About the speaker: Professor Saifur Rahman is the founding director of the Advanced Research Institute at Virginia Tech, USA where he is the Joseph R. Loring professor of electrical and computer engineering. He also directs the Center for Energy and the Global Environment.
He is a Life Fellow of the IEEE and an IEEE Millennium Medal winner. He was the president of the IEEE Power and Energy Society (PES) for 2018 and 2019. He was the founding editor-in-chief of the IEEE Electrification Magazine and the IEEE Transactions on Sustainable Energy. He has published over 140 journal papers and has made over four hundred conference and invited presentations. In 2006 he served on the IEEE Board of Directors as the vice president for publications.

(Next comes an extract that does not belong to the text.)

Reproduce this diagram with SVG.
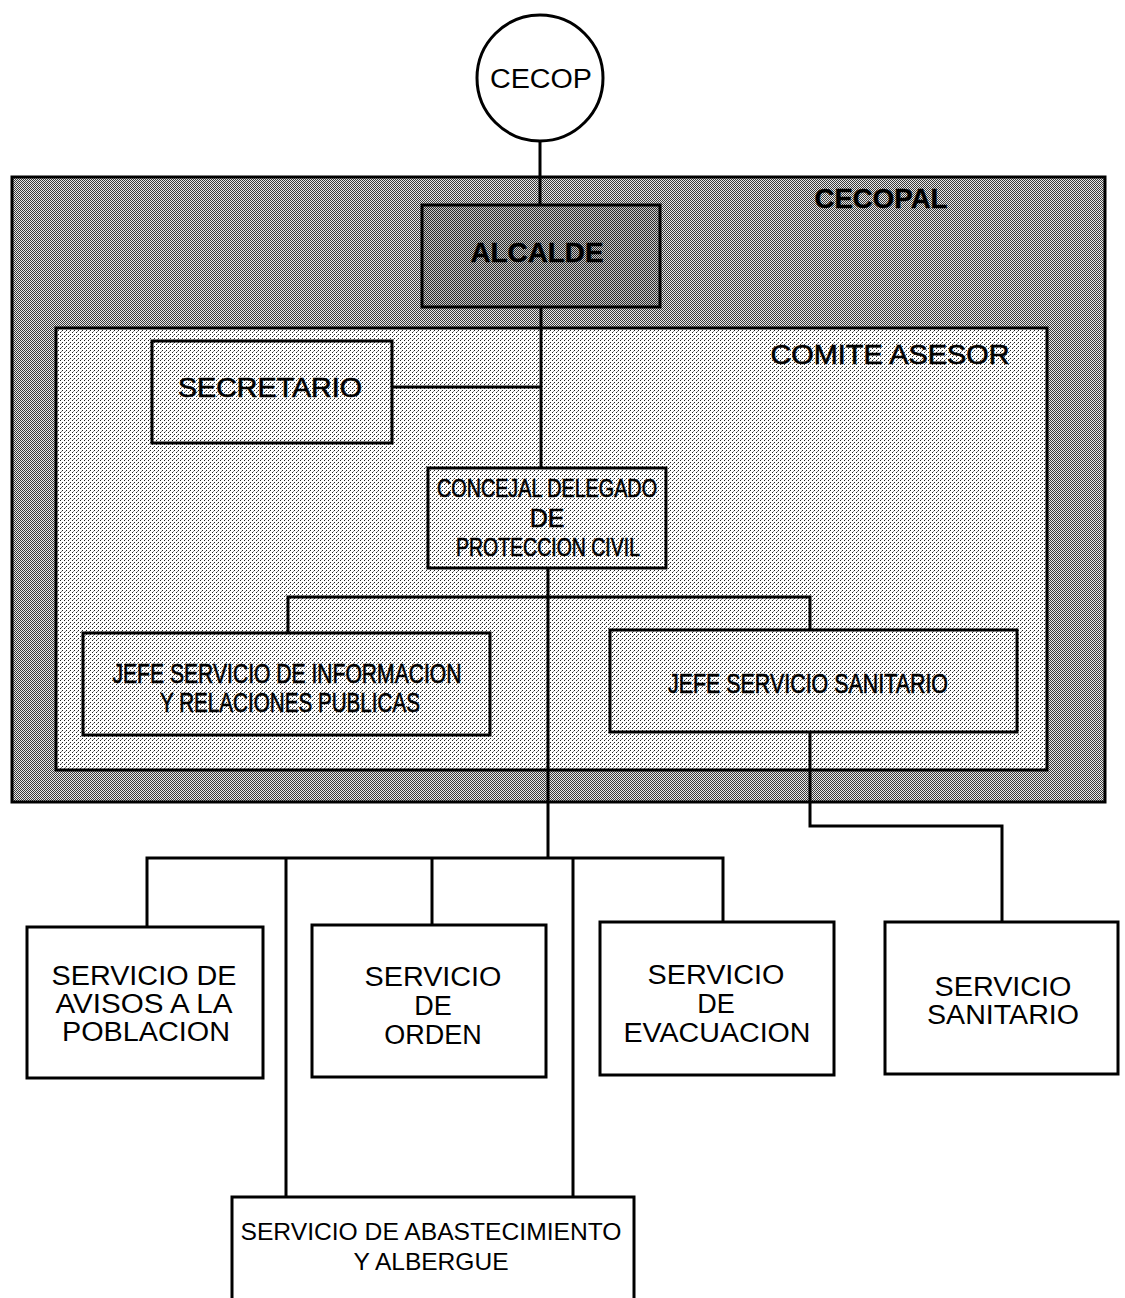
<svg xmlns="http://www.w3.org/2000/svg" width="1125" height="1298" viewBox="0 0 1125 1298">
<defs>
<pattern id="dark" width="2" height="2" patternUnits="userSpaceOnUse">
<rect width="2" height="2" fill="#e8e8e8"/>
<rect x="0" y="0" width="1" height="1" fill="#3a3a3a"/>
<rect x="1" y="1" width="1" height="1" fill="#3a3a3a"/>
</pattern>
<pattern id="darker" width="2" height="2" patternUnits="userSpaceOnUse">
<rect width="2" height="2" fill="#c8c8c8"/>
<rect x="0" y="0" width="1" height="1" fill="#2a2a2a"/>
<rect x="1" y="1" width="1" height="1" fill="#2a2a2a"/>
</pattern>
<pattern id="light" width="4" height="4" patternUnits="userSpaceOnUse">
<rect width="4" height="4" fill="#fff"/>
<rect x="0" y="0" width="1" height="1" fill="#222"/>
<rect x="2" y="2" width="1" height="1" fill="#222"/>
<rect x="1" y="3" width="1" height="1" fill="#888"/>
</pattern>
<style>
.box{stroke:#000;stroke-width:3}
.w{fill:#fff}
.lt{fill:url(#light)}
.dk{fill:url(#dark)}
.dk2{fill:url(#darker)}
.ln{fill:none;stroke:#000;stroke-width:3}
text{font-family:"Liberation Sans",Arial,sans-serif;fill:#000;text-anchor:middle}
.s27{font-size:27px}
.c{font-size:27px;stroke:#000;stroke-width:0.6}
.c25{font-size:25px;stroke:#000;stroke-width:0.6}
.b{font-weight:bold;stroke-width:0.4}
</style>
</defs>
<rect width="1125" height="1298" fill="#fff"/>

<g id="cecopal">
<rect class="box dk" x="12" y="177" width="1093" height="625"/>
<text class="c b" x="881" y="208" textLength="133" lengthAdjust="spacingAndGlyphs">CECOPAL</text>
</g>

<g id="comite">
<rect class="box lt" x="56" y="328" width="991" height="442"/>
<text class="c" x="890" y="364" textLength="239" lengthAdjust="spacingAndGlyphs">COMITE ASESOR</text>
</g>

<g id="connectors">
<path class="ln" d="M540 141 V205"/>
<path class="ln" d="M541 307 V468"/>
<path class="ln" d="M392 387 H541"/>
<path class="ln" d="M548 568 V858"/>
<path class="ln" d="M288 633 V597 H810 V630"/>
<path class="ln" d="M810 732 V826 H1002 V922"/>
<path class="ln" d="M147 927 V858 H723 V922"/>
<path class="ln" d="M286 858 V1197"/>
<path class="ln" d="M432 858 V925"/>
<path class="ln" d="M573 858 V1197"/>
</g>

<g id="cecop">
<circle class="box w" cx="540" cy="78" r="63"/>
<text class="s27" x="541" y="88" textLength="102" lengthAdjust="spacingAndGlyphs">CECOP</text>
</g>

<g id="alcalde">
<rect class="box dk2" x="422" y="205" width="238" height="102"/>
<text class="c b" x="537" y="262" textLength="133" lengthAdjust="spacingAndGlyphs">ALCALDE</text>
</g>

<g id="secretario">
<rect class="box lt" x="152" y="341" width="240" height="102"/>
<text class="c" x="270" y="397" textLength="184" lengthAdjust="spacingAndGlyphs">SECRETARIO</text>
</g>

<g id="concejal">
<rect class="box lt" x="428" y="468" width="238" height="100"/>
<text class="c25" x="547" y="497" textLength="220" lengthAdjust="spacingAndGlyphs">CONCEJAL DELEGADO</text>
<text class="c25" x="547" y="527">DE</text>
<text class="c25" x="548" y="556" textLength="184" lengthAdjust="spacingAndGlyphs">PROTECCION CIVIL</text>
</g>

<g id="jefe-informacion">
<rect class="box lt" x="83" y="633" width="407" height="102"/>
<text class="c" x="287" y="683" textLength="349" lengthAdjust="spacingAndGlyphs">JEFE SERVICIO DE INFORMACION</text>
<text class="c" x="290" y="712" textLength="260" lengthAdjust="spacingAndGlyphs">Y RELACIONES PUBLICAS</text>
</g>

<g id="jefe-sanitario">
<rect class="box lt" x="610" y="630" width="407" height="102"/>
<text class="c" x="808" y="693" textLength="280" lengthAdjust="spacingAndGlyphs">JEFE SERVICIO SANITARIO</text>
</g>

<g id="avisos">
<rect class="box w" x="27" y="927" width="236" height="151"/>
<text class="s27" x="144" y="985" textLength="185" lengthAdjust="spacingAndGlyphs">SERVICIO DE</text>
<text class="s27" x="144" y="1013" textLength="177" lengthAdjust="spacingAndGlyphs">AVISOS A LA</text>
<text class="s27" x="146" y="1041" textLength="168" lengthAdjust="spacingAndGlyphs">POBLACION</text>
</g>

<g id="orden">
<rect class="box w" x="312" y="925" width="234" height="152"/>
<text class="s27" x="433" y="986" textLength="137" lengthAdjust="spacingAndGlyphs">SERVICIO</text>
<text class="s27" x="433" y="1015">DE</text>
<text class="s27" x="433" y="1044">ORDEN</text>
</g>

<g id="evacuacion">
<rect class="box w" x="600" y="922" width="234" height="153"/>
<text class="s27" x="716" y="984" textLength="137" lengthAdjust="spacingAndGlyphs">SERVICIO</text>
<text class="s27" x="716" y="1013">DE</text>
<text class="s27" x="717" y="1042" textLength="187" lengthAdjust="spacingAndGlyphs">EVACUACION</text>
</g>

<g id="sanitario">
<rect class="box w" x="885" y="922" width="233" height="152"/>
<text class="s27" x="1003" y="996" textLength="137" lengthAdjust="spacingAndGlyphs">SERVICIO</text>
<text class="s27" x="1003" y="1024" textLength="152" lengthAdjust="spacingAndGlyphs">SANITARIO</text>
</g>

<g id="abastecimiento">
<rect class="box w" x="232" y="1197" width="402" height="110"/>
<text style="font-size:24px" x="431" y="1240" textLength="381" lengthAdjust="spacingAndGlyphs">SERVICIO DE ABASTECIMIENTO</text>
<text style="font-size:24px" x="431" y="1270" textLength="155" lengthAdjust="spacingAndGlyphs">Y ALBERGUE</text>
</g>
</svg>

He is a distinguished lecturer for the IEEE Power & Energy Society and has lectured on renewable energy, energy efficiency, smart grid, energy internet, blockchain, IoT sensor integration, etc. in over 30 countries. He is the founder of BEM Controls, LLC, a Virginia (USA)-based software company providing building energy management solutions.
He served as the chair of the US National Science Foundation Advisory Committee for International Science and Engineering from 2010 to 2013. He has conducted several energy efficiency, blockchain and sensor integration projects for Duke Energy, Tokyo Electric Power Company, the US National Science Foundation, the US Department of Defense, the US Department of Energy and the State of Virginia. He has a PhD in electrical engineering from Virginia Tech.